Benjamin K. Hunnicutt

Benjamin K. Hunnicutt
Year Elected ALS Fellow: 
1992
Highest Degree: 
Ph.D., University of North Carolina, 1976
Current Position: 
Professor, Department of Leisure Studies, University of Iowa
Bio: 

Ben Hunnicutt's major writings have concerned the history of work and leisure, and include Work Without End: Abandoning Shorter Hours for the Right to Work. The thesis raised in this book and other of his writings, namely tha tthe century-long process of work reduction ended after World War II, and that afterwards, leisure stabilized and has actually declined in recent years, has been investigated in several works published in the United States since 1987, including Juliet Schor's The Overworked American: The Unexpected Decline of Leisure and Jeremy Rifkin's The End of Work. Dr.

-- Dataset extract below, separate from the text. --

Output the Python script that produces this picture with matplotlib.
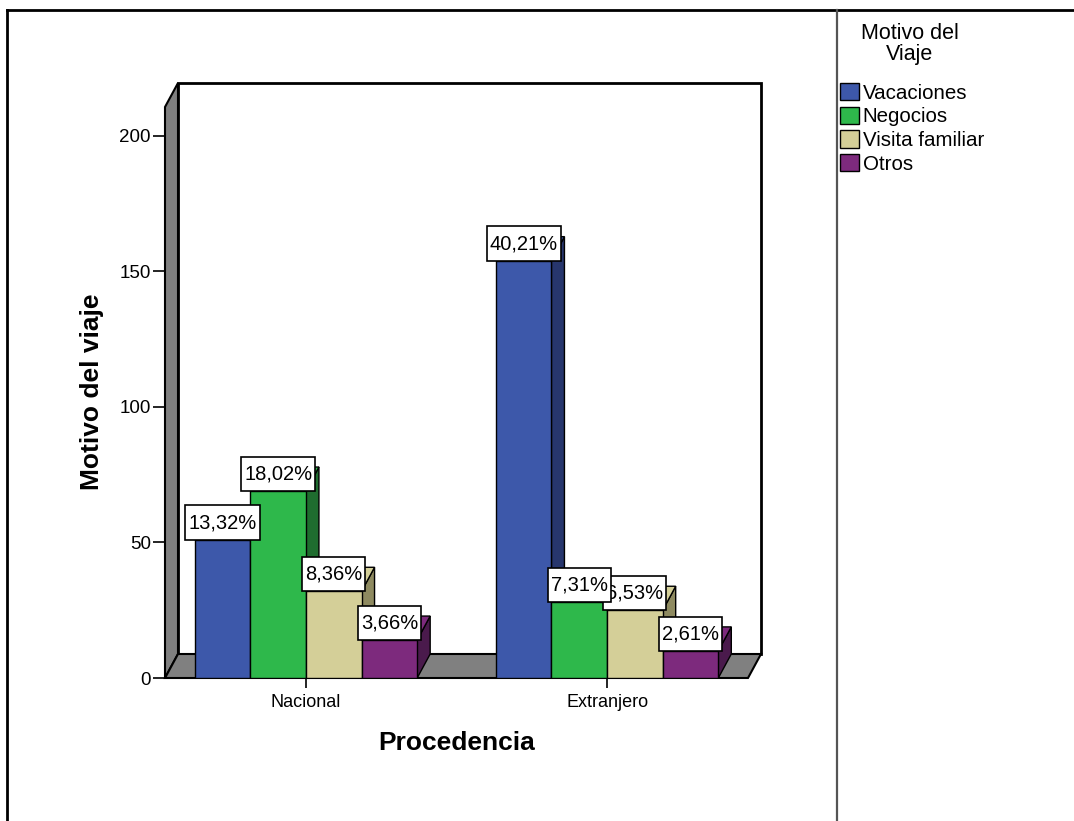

Hunnicutt has also written for The Wall Street Journal and appeared in a variety of nationally broadcast television programs in the USA, including the PBS special, Running Out Of Time, discussing "the end of shorter hours," the rise of the culture (perhaps religion) of work, and the trivialization of leisure. His major scholarship continues to be the historical problems of the origin of the culture of overwork and the decline of meaningful, culture generating, leisure in modern societies. Dr. Hunnicutt has been chair of the Department of Leisure Studies and Director of the Division of Physical Education at the University of Iowa. Currently, he is co-director of the Society for the Reduction of Human Labor.